Set the listing down unchanged, minus every embedded image.

* Begin *

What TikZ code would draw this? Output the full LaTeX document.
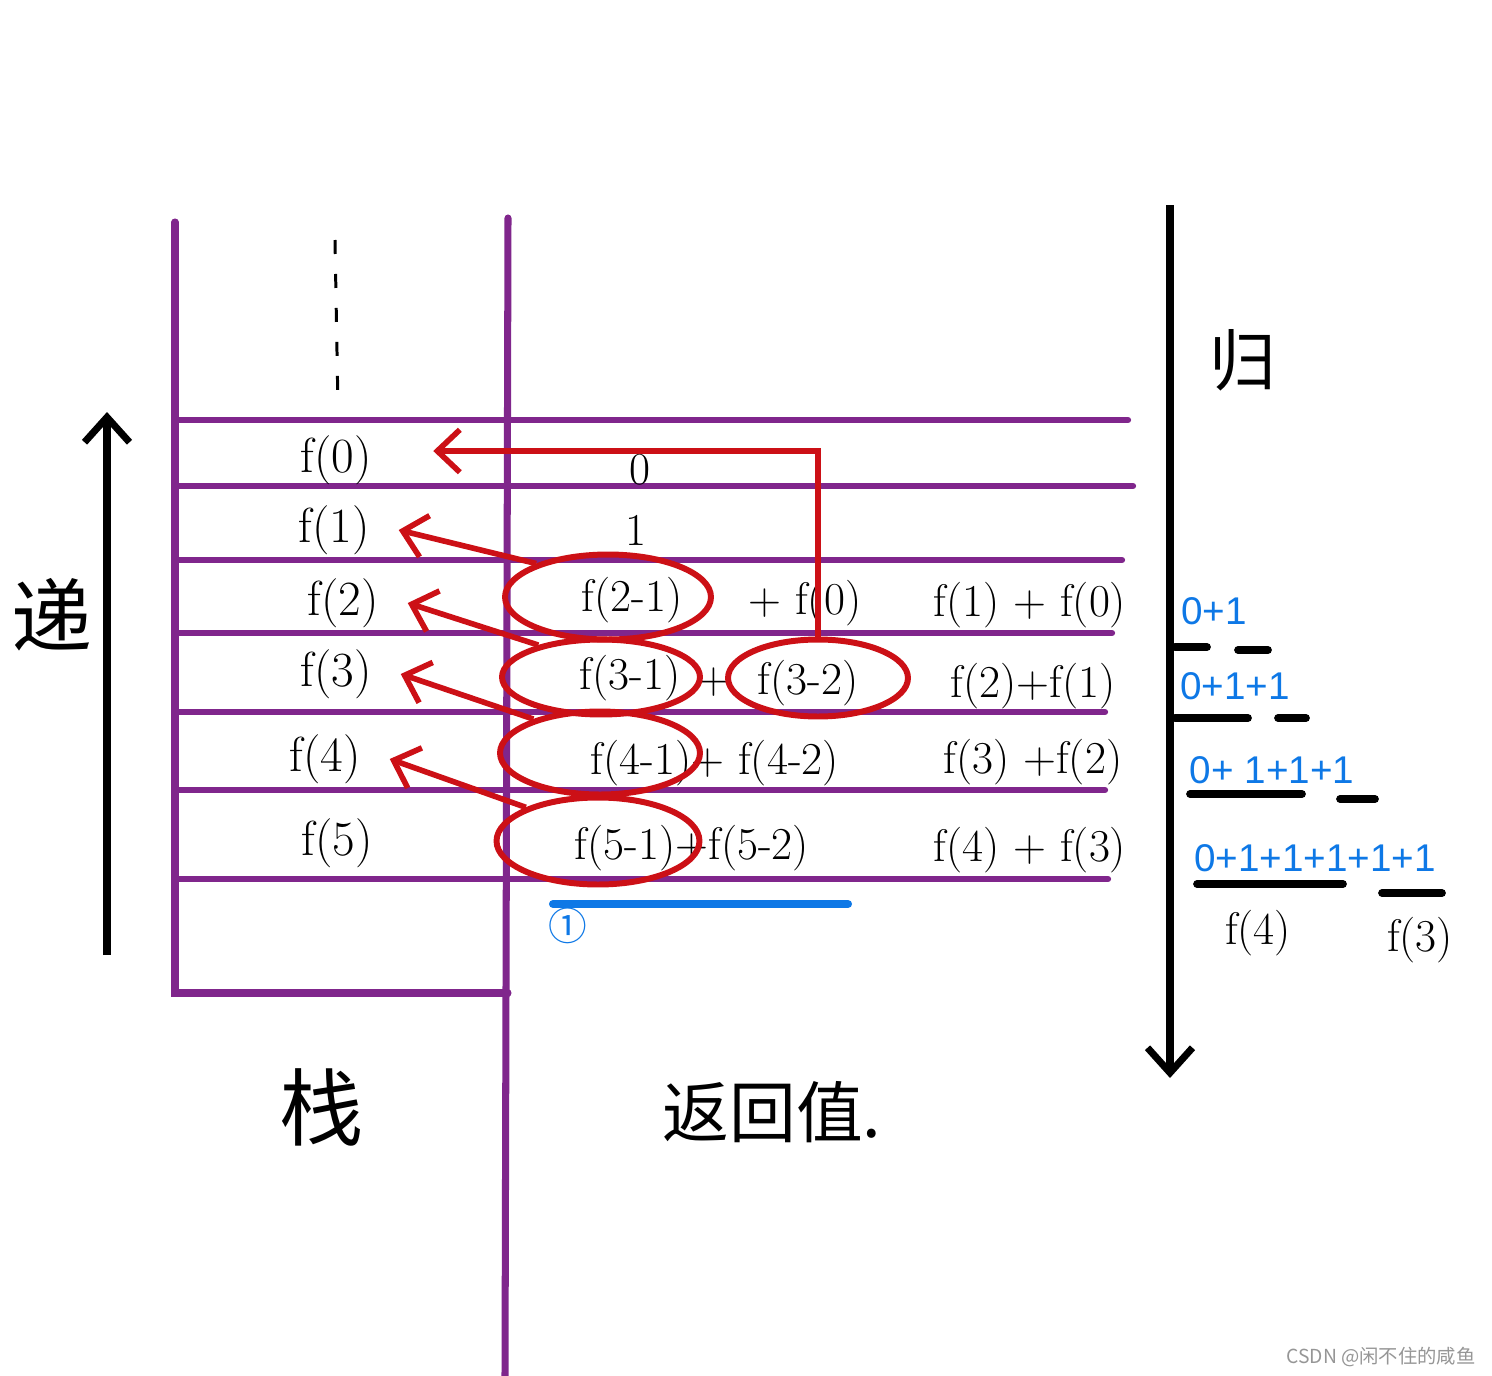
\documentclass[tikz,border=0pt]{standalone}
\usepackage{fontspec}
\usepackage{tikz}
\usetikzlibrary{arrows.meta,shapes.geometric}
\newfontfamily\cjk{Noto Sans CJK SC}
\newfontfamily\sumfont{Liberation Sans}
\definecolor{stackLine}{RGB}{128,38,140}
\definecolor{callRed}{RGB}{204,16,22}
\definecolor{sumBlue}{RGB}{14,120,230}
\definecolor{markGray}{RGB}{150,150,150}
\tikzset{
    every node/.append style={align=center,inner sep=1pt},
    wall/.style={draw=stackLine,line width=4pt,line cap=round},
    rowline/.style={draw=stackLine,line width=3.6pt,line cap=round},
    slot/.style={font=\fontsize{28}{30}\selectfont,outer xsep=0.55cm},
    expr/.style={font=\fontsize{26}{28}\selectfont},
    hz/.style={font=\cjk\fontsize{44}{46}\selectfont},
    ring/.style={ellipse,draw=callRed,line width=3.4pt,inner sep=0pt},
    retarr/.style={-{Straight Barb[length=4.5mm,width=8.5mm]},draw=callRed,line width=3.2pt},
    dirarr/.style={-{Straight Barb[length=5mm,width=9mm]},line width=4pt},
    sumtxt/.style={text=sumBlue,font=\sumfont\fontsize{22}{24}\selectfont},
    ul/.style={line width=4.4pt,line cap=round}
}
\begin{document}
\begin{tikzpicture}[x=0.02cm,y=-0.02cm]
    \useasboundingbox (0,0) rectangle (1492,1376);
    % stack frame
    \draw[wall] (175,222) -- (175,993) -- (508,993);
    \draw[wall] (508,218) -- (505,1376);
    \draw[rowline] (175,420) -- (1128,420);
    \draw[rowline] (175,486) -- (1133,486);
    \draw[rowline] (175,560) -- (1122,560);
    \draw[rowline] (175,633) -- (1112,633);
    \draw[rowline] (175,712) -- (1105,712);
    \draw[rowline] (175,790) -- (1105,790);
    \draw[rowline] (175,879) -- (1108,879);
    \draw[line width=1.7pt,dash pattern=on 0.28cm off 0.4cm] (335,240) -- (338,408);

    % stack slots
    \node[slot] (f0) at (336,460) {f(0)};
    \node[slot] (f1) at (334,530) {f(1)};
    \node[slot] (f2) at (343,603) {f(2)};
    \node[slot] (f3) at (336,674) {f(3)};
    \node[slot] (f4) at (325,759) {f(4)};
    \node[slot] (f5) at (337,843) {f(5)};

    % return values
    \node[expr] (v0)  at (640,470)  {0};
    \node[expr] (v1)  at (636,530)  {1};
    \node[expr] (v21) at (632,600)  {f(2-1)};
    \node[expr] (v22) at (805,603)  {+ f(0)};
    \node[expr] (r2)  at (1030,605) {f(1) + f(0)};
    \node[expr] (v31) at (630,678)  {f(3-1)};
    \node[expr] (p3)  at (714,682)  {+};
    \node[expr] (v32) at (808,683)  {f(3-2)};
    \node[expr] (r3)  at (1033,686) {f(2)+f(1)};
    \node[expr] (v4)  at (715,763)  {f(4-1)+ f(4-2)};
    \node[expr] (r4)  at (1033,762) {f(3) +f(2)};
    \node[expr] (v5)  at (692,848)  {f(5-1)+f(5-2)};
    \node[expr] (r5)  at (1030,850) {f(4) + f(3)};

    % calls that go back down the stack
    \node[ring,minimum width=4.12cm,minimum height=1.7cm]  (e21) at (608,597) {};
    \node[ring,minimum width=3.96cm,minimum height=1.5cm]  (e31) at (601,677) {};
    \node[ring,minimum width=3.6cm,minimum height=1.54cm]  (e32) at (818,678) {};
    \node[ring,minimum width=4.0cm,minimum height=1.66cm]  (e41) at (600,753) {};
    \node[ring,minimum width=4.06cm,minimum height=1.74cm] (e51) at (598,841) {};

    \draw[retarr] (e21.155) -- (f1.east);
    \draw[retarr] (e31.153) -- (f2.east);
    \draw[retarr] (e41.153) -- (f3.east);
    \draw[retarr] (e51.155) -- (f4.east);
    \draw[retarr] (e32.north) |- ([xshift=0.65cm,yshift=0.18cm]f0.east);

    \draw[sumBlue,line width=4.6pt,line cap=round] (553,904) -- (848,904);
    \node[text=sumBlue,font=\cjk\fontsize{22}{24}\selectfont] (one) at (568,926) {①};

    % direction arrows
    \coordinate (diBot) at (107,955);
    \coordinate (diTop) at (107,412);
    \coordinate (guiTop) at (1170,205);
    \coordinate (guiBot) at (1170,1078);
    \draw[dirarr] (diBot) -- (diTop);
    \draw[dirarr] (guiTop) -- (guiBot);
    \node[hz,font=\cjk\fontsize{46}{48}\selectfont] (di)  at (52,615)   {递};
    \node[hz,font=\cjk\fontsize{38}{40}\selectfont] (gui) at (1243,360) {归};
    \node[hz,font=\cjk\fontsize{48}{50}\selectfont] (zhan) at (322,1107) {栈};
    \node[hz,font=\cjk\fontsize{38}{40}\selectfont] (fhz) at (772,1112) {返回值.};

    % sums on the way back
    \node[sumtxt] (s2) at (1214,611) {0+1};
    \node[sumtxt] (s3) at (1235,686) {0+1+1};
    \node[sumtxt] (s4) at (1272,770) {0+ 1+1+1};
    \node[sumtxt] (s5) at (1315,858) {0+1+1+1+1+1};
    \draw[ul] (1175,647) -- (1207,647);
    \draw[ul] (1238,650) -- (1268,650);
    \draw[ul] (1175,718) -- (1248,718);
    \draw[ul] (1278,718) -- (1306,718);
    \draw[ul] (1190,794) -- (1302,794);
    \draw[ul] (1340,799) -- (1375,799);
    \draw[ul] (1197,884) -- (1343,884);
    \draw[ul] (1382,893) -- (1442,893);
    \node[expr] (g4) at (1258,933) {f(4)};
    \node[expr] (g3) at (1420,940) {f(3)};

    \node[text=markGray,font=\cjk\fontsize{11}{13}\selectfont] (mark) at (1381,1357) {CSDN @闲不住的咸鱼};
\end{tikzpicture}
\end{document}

* End *

◆ WRITTEN ANSWER:
What TikZ code would draw this? Output the full LaTeX document.
\documentclass[tikz,border=0pt]{standalone}
\usepackage{fontspec}
\usepackage{tikz}
\usetikzlibrary{arrows.meta,shapes.geometric}
\newfontfamily\cjk{Noto Sans CJK SC}
\newfontfamily\sumfont{Liberation Sans}
\definecolor{stackLine}{RGB}{128,38,140}
\definecolor{callRed}{RGB}{204,16,22}
\definecolor{sumBlue}{RGB}{14,120,230}
\definecolor{markGray}{RGB}{150,150,150}
\tikzset{
    every node/.append style={align=center,inner sep=1pt},
    wall/.style={draw=stackLine,line width=4pt,line cap=round},
    rowline/.style={draw=stackLine,line width=3.6pt,line cap=round},
    slot/.style={font=\fontsize{28}{30}\selectfont,outer xsep=0.55cm},
    expr/.style={font=\fontsize{26}{28}\selectfont},
    hz/.style={font=\cjk\fontsize{44}{46}\selectfont},
    ring/.style={ellipse,draw=callRed,line width=3.4pt,inner sep=0pt},
    retarr/.style={-{Straight Barb[length=4.5mm,width=8.5mm]},draw=callRed,line width=3.2pt},
    dirarr/.style={-{Straight Barb[length=5mm,width=9mm]},line width=4pt},
    sumtxt/.style={text=sumBlue,font=\sumfont\fontsize{22}{24}\selectfont},
    ul/.style={line width=4.4pt,line cap=round}
}
\begin{document}
\begin{tikzpicture}[x=0.02cm,y=-0.02cm]
    \useasboundingbox (0,0) rectangle (1492,1376);
    % stack frame
    \draw[wall] (175,222) -- (175,993) -- (508,993);
    \draw[wall] (508,218) -- (505,1376);
    \draw[rowline] (175,420) -- (1128,420);
    \draw[rowline] (175,486) -- (1133,486);
    \draw[rowline] (175,560) -- (1122,560);
    \draw[rowline] (175,633) -- (1112,633);
    \draw[rowline] (175,712) -- (1105,712);
    \draw[rowline] (175,790) -- (1105,790);
    \draw[rowline] (175,879) -- (1108,879);
    \draw[line width=1.7pt,dash pattern=on 0.28cm off 0.4cm] (335,240) -- (338,408);

    % stack slots
    \node[slot] (f0) at (336,460) {f(0)};
    \node[slot] (f1) at (334,530) {f(1)};
    \node[slot] (f2) at (343,603) {f(2)};
    \node[slot] (f3) at (336,674) {f(3)};
    \node[slot] (f4) at (325,759) {f(4)};
    \node[slot] (f5) at (337,843) {f(5)};

    % return values
    \node[expr] (v0)  at (640,470)  {0};
    \node[expr] (v1)  at (636,530)  {1};
    \node[expr] (v21) at (632,600)  {f(2-1)};
    \node[expr] (v22) at (805,603)  {+ f(0)};
    \node[expr] (r2)  at (1030,605) {f(1) + f(0)};
    \node[expr] (v31) at (630,678)  {f(3-1)};
    \node[expr] (p3)  at (714,682)  {+};
    \node[expr] (v32) at (808,683)  {f(3-2)};
    \node[expr] (r3)  at (1033,686) {f(2)+f(1)};
    \node[expr] (v4)  at (715,763)  {f(4-1)+ f(4-2)};
    \node[expr] (r4)  at (1033,762) {f(3) +f(2)};
    \node[expr] (v5)  at (692,848)  {f(5-1)+f(5-2)};
    \node[expr] (r5)  at (1030,850) {f(4) + f(3)};

    % calls that go back down the stack
    \node[ring,minimum width=4.12cm,minimum height=1.7cm]  (e21) at (608,597) {};
    \node[ring,minimum width=3.96cm,minimum height=1.5cm]  (e31) at (601,677) {};
    \node[ring,minimum width=3.6cm,minimum height=1.54cm]  (e32) at (818,678) {};
    \node[ring,minimum width=4.0cm,minimum height=1.66cm]  (e41) at (600,753) {};
    \node[ring,minimum width=4.06cm,minimum height=1.74cm] (e51) at (598,841) {};

    \draw[retarr] (e21.155) -- (f1.east);
    \draw[retarr] (e31.153) -- (f2.east);
    \draw[retarr] (e41.153) -- (f3.east);
    \draw[retarr] (e51.155) -- (f4.east);
    \draw[retarr] (e32.north) |- ([xshift=0.65cm,yshift=0.18cm]f0.east);

    \draw[sumBlue,line width=4.6pt,line cap=round] (553,904) -- (848,904);
    \node[text=sumBlue,font=\cjk\fontsize{22}{24}\selectfont] (one) at (568,926) {①};

    % direction arrows
    \coordinate (diBot) at (107,955);
    \coordinate (diTop) at (107,412);
    \coordinate (guiTop) at (1170,205);
    \coordinate (guiBot) at (1170,1078);
    \draw[dirarr] (diBot) -- (diTop);
    \draw[dirarr] (guiTop) -- (guiBot);
    \node[hz,font=\cjk\fontsize{46}{48}\selectfont] (di)  at (52,615)   {递};
    \node[hz,font=\cjk\fontsize{38}{40}\selectfont] (gui) at (1243,360) {归};
    \node[hz,font=\cjk\fontsize{48}{50}\selectfont] (zhan) at (322,1107) {栈};
    \node[hz,font=\cjk\fontsize{38}{40}\selectfont] (fhz) at (772,1112) {返回值.};

    % sums on the way back
    \node[sumtxt] (s2) at (1214,611) {0+1};
    \node[sumtxt] (s3) at (1235,686) {0+1+1};
    \node[sumtxt] (s4) at (1272,770) {0+ 1+1+1};
    \node[sumtxt] (s5) at (1315,858) {0+1+1+1+1+1};
    \draw[ul] (1175,647) -- (1207,647);
    \draw[ul] (1238,650) -- (1268,650);
    \draw[ul] (1175,718) -- (1248,718);
    \draw[ul] (1278,718) -- (1306,718);
    \draw[ul] (1190,794) -- (1302,794);
    \draw[ul] (1340,799) -- (1375,799);
    \draw[ul] (1197,884) -- (1343,884);
    \draw[ul] (1382,893) -- (1442,893);
    \node[expr] (g4) at (1258,933) {f(4)};
    \node[expr] (g3) at (1420,940) {f(3)};

    \node[text=markGray,font=\cjk\fontsize{11}{13}\selectfont] (mark) at (1381,1357) {CSDN @闲不住的咸鱼};
\end{tikzpicture}
\end{document}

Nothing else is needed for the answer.